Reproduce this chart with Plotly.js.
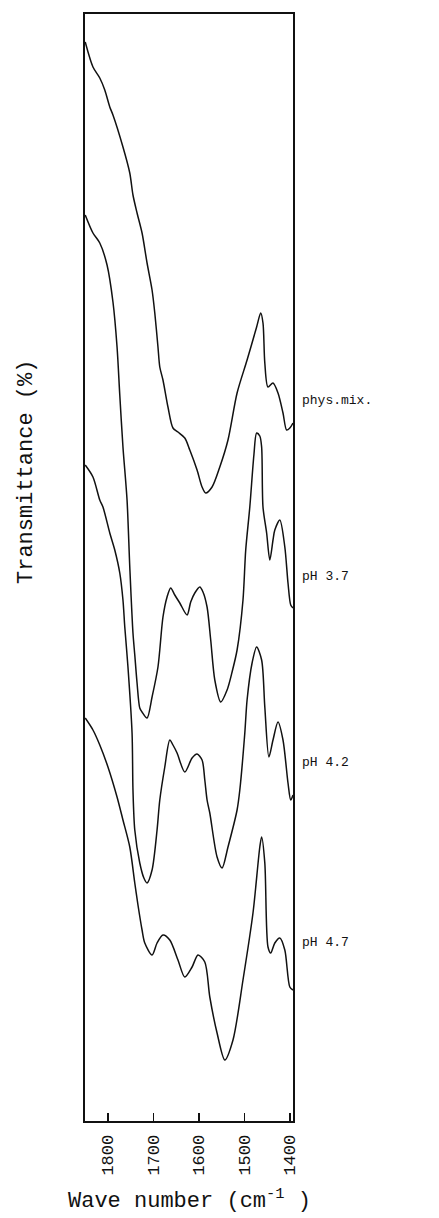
<!DOCTYPE html>
<html>
<head>
<meta charset="utf-8">
<script src="https://cdn.plot.ly/plotly-3.0.1.min.js"></script>
<style>html,body{margin:0;padding:0;background:#fff;}#chart{width:439px;height:1218px;}</style>
</head>
<body>
<div id="chart"></div>
<script>
// Wave numbers (cm^-1) and transmittance (arbitrary offset units)
const physWn = [1850,1833,1818,1807,1796,1789,1767,1752,1745,1736,1725,1714,1703,1697,1690,1686,1679,1668,1657,1646,1631,1620,1604,1593,1585,1571,1554,1536,1516,1494,1473,1464,1459,1455,1448,1437,1426,1415,1407,1400,1393];
const physT  = [107.9,105.4,104.3,103.1,101.4,100.6,97.4,94.8,92.6,90.8,88.8,85.8,83.1,80.8,77.4,75.4,74.1,71.4,69.3,68.9,68.3,67.1,65.1,63.4,62.8,63.4,65.4,68.1,72.8,76.1,79.4,80.8,79.8,75.8,73.4,73.8,72.8,70.8,69.1,69.3,69.8];

const ph37Wn = [1850,1833,1818,1802,1789,1780,1774,1767,1758,1752,1745,1741,1736,1730,1725,1714,1703,1690,1679,1670,1662,1653,1642,1626,1618,1609,1598,1591,1582,1574,1565,1552,1538,1527,1516,1503,1497,1488,1479,1473,1466,1462,1459,1451,1444,1437,1433,1422,1411,1404,1398,1393];
const ph37T  = [90.6,88.8,87.8,85.6,81.9,77.4,72.6,67.4,62.1,55.4,48.8,46.6,43.8,41.3,40.9,40.3,42.4,45.4,50.4,52.4,53.3,52.6,51.8,50.6,51.9,52.8,53.4,52.9,51.4,48.1,44.1,41.9,43.1,44.9,47.1,52.1,57.1,61.4,66.6,68.8,68.5,67.4,61.4,58.8,56.1,58.1,59.1,60.1,57.4,53.8,51.6,51.3];

const ph42Wn = [1850,1833,1818,1811,1796,1785,1774,1767,1763,1756,1747,1745,1741,1730,1721,1714,1703,1692,1686,1675,1664,1657,1648,1631,1615,1604,1593,1587,1582,1576,1560,1549,1536,1516,1510,1499,1494,1483,1473,1462,1455,1446,1437,1426,1415,1404,1398,1393];
const ph42T  = [65.6,64.4,62.1,61.4,58.8,57.1,54.8,52.1,49.4,45.4,38.8,33.1,29.1,25.8,24.3,23.8,25.1,29.1,32.1,35.4,38.1,37.6,36.8,34.9,36.3,36.7,36.1,34.1,32.1,30.8,26.4,25.3,27.4,31.1,33.1,38.8,42.1,45.8,47.4,46.1,41.4,36.4,38.1,39.9,38.1,33.8,32.1,32.6];

const ph47Wn = [1850,1833,1818,1800,1780,1767,1752,1741,1734,1725,1719,1703,1692,1679,1664,1646,1631,1615,1602,1587,1576,1560,1543,1525,1503,1481,1466,1462,1455,1448,1442,1433,1422,1411,1400,1393];
const ph47T  = [40.3,39.1,37.6,35.4,32.4,30.1,27.4,23.8,21.6,19.1,17.8,16.6,17.8,18.6,18.1,16.1,14.4,15.4,16.6,15.9,12.4,8.8,6.1,8.1,14.1,20.8,27.4,28.4,25.8,17.4,16.8,17.8,18.3,17.1,13.4,13.1];

const seriesNames = ["phys.mix.", "pH 3.7", "pH 4.2", "pH 4.7"];
const labelY = [72.1, 54.5, 35.9, 17.9];
const tickVals = [1800, 1700, 1600, 1500, 1400];
const xTitle = "Wave number (cm<sup>-1</sup> )";
const yTitle = "Transmittance (%)";

const allWn = [physWn, ph37Wn, ph42Wn, ph47Wn];
const allT = [physT, ph37T, ph42T, ph47T];

const mono = "Liberation Mono, Courier New, monospace";

const traces = allWn.map((wn, i) => ({
  x: wn, y: allT[i], name: seriesNames[i],
  type: "scatter", mode: "lines",
  line: {color: "#111", width: 1.5, shape: "spline", smoothing: 0.8},
  hoverinfo: "skip", showlegend: false
}));

const annotations = seriesNames.map((n, i) => ({
  text: n, xref: "paper", x: 1.034, xanchor: "left",
  yref: "y", y: labelY[i], yanchor: "middle",
  showarrow: false, font: {family: mono, size: 13, color: "#111"}
}));
// axis titles placed as annotations (pixel-offset from the plot frame)
annotations.push({
  text: xTitle, xref: "paper", x: 0.5, xanchor: "center",
  yref: "paper", y: 0, yshift: -78, yanchor: "middle",
  showarrow: false, font: {family: mono, size: 22, color: "#111"}
});
annotations.push({
  text: yTitle, textangle: -90, xref: "paper", x: 0, xshift: -59, xanchor: "center",
  yref: "y", y: 64.9, yanchor: "middle",
  showarrow: false, font: {family: mono, size: 22, color: "#111"}
});

const layout = {
  width: 439, height: 1218,
  margin: {l: 85, r: 146, t: 14, b: 97},
  paper_bgcolor: "#fff", plot_bgcolor: "#fff",
  showlegend: false,
  xaxis: {
    range: [1850.5, 1393], tickvals: tickVals, ticktext: tickVals.map(String),
    ticks: "inside", ticklen: 8, tickwidth: 1.5, tickcolor: "#111",
    tickangle: -90, ticklabelstandoff: 5, tickfont: {family: mono, size: 17, color: "#111"},
    showgrid: false, zeroline: false,
    showline: true, linecolor: "#111", linewidth: 2, mirror: true
  },
  yaxis: {
    range: [0, 110.7], showticklabels: false, ticks: "",
    showgrid: false, zeroline: false,
    showline: true, linecolor: "#111", linewidth: 2, mirror: true
  },
  annotations: annotations
};

Plotly.newPlot("chart", traces, layout, {displayModeBar: false, staticPlot: true});
</script>
</body>
</html>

▶ What you should do
In this exercise, set down all of the data exactly, without the pictures.

▶ Output for this task
Reproduce this chart with Plotly.js.
<!DOCTYPE html>
<html>
<head>
<meta charset="utf-8">
<script src="https://cdn.plot.ly/plotly-3.0.1.min.js"></script>
<style>html,body{margin:0;padding:0;background:#fff;}#chart{width:439px;height:1218px;}</style>
</head>
<body>
<div id="chart"></div>
<script>
// Wave numbers (cm^-1) and transmittance (arbitrary offset units)
const physWn = [1850,1833,1818,1807,1796,1789,1767,1752,1745,1736,1725,1714,1703,1697,1690,1686,1679,1668,1657,1646,1631,1620,1604,1593,1585,1571,1554,1536,1516,1494,1473,1464,1459,1455,1448,1437,1426,1415,1407,1400,1393];
const physT  = [107.9,105.4,104.3,103.1,101.4,100.6,97.4,94.8,92.6,90.8,88.8,85.8,83.1,80.8,77.4,75.4,74.1,71.4,69.3,68.9,68.3,67.1,65.1,63.4,62.8,63.4,65.4,68.1,72.8,76.1,79.4,80.8,79.8,75.8,73.4,73.8,72.8,70.8,69.1,69.3,69.8];

const ph37Wn = [1850,1833,1818,1802,1789,1780,1774,1767,1758,1752,1745,1741,1736,1730,1725,1714,1703,1690,1679,1670,1662,1653,1642,1626,1618,1609,1598,1591,1582,1574,1565,1552,1538,1527,1516,1503,1497,1488,1479,1473,1466,1462,1459,1451,1444,1437,1433,1422,1411,1404,1398,1393];
const ph37T  = [90.6,88.8,87.8,85.6,81.9,77.4,72.6,67.4,62.1,55.4,48.8,46.6,43.8,41.3,40.9,40.3,42.4,45.4,50.4,52.4,53.3,52.6,51.8,50.6,51.9,52.8,53.4,52.9,51.4,48.1,44.1,41.9,43.1,44.9,47.1,52.1,57.1,61.4,66.6,68.8,68.5,67.4,61.4,58.8,56.1,58.1,59.1,60.1,57.4,53.8,51.6,51.3];

const ph42Wn = [1850,1833,1818,1811,1796,1785,1774,1767,1763,1756,1747,1745,1741,1730,1721,1714,1703,1692,1686,1675,1664,1657,1648,1631,1615,1604,1593,1587,1582,1576,1560,1549,1536,1516,1510,1499,1494,1483,1473,1462,1455,1446,1437,1426,1415,1404,1398,1393];
const ph42T  = [65.6,64.4,62.1,61.4,58.8,57.1,54.8,52.1,49.4,45.4,38.8,33.1,29.1,25.8,24.3,23.8,25.1,29.1,32.1,35.4,38.1,37.6,36.8,34.9,36.3,36.7,36.1,34.1,32.1,30.8,26.4,25.3,27.4,31.1,33.1,38.8,42.1,45.8,47.4,46.1,41.4,36.4,38.1,39.9,38.1,33.8,32.1,32.6];

const ph47Wn = [1850,1833,1818,1800,1780,1767,1752,1741,1734,1725,1719,1703,1692,1679,1664,1646,1631,1615,1602,1587,1576,1560,1543,1525,1503,1481,1466,1462,1455,1448,1442,1433,1422,1411,1400,1393];
const ph47T  = [40.3,39.1,37.6,35.4,32.4,30.1,27.4,23.8,21.6,19.1,17.8,16.6,17.8,18.6,18.1,16.1,14.4,15.4,16.6,15.9,12.4,8.8,6.1,8.1,14.1,20.8,27.4,28.4,25.8,17.4,16.8,17.8,18.3,17.1,13.4,13.1];

const seriesNames = ["phys.mix.", "pH 3.7", "pH 4.2", "pH 4.7"];
const labelY = [72.1, 54.5, 35.9, 17.9];
const tickVals = [1800, 1700, 1600, 1500, 1400];
const xTitle = "Wave number (cm<sup>-1</sup> )";
const yTitle = "Transmittance (%)";

const allWn = [physWn, ph37Wn, ph42Wn, ph47Wn];
const allT = [physT, ph37T, ph42T, ph47T];

const mono = "Liberation Mono, Courier New, monospace";

const traces = allWn.map((wn, i) => ({
  x: wn, y: allT[i], name: seriesNames[i],
  type: "scatter", mode: "lines",
  line: {color: "#111", width: 1.5, shape: "spline", smoothing: 0.8},
  hoverinfo: "skip", showlegend: false
}));

const annotations = seriesNames.map((n, i) => ({
  text: n, xref: "paper", x: 1.034, xanchor: "left",
  yref: "y", y: labelY[i], yanchor: "middle",
  showarrow: false, font: {family: mono, size: 13, color: "#111"}
}));
// axis titles placed as annotations (pixel-offset from the plot frame)
annotations.push({
  text: xTitle, xref: "paper", x: 0.5, xanchor: "center",
  yref: "paper", y: 0, yshift: -78, yanchor: "middle",
  showarrow: false, font: {family: mono, size: 22, color: "#111"}
});
annotations.push({
  text: yTitle, textangle: -90, xref: "paper", x: 0, xshift: -59, xanchor: "center",
  yref: "y", y: 64.9, yanchor: "middle",
  showarrow: false, font: {family: mono, size: 22, color: "#111"}
});

const layout = {
  width: 439, height: 1218,
  margin: {l: 85, r: 146, t: 14, b: 97},
  paper_bgcolor: "#fff", plot_bgcolor: "#fff",
  showlegend: false,
  xaxis: {
    range: [1850.5, 1393], tickvals: tickVals, ticktext: tickVals.map(String),
    ticks: "inside", ticklen: 8, tickwidth: 1.5, tickcolor: "#111",
    tickangle: -90, ticklabelstandoff: 5, tickfont: {family: mono, size: 17, color: "#111"},
    showgrid: false, zeroline: false,
    showline: true, linecolor: "#111", linewidth: 2, mirror: true
  },
  yaxis: {
    range: [0, 110.7], showticklabels: false, ticks: "",
    showgrid: false, zeroline: false,
    showline: true, linecolor: "#111", linewidth: 2, mirror: true
  },
  annotations: annotations
};

Plotly.newPlot("chart", traces, layout, {displayModeBar: false, staticPlot: true});
</script>
</body>
</html>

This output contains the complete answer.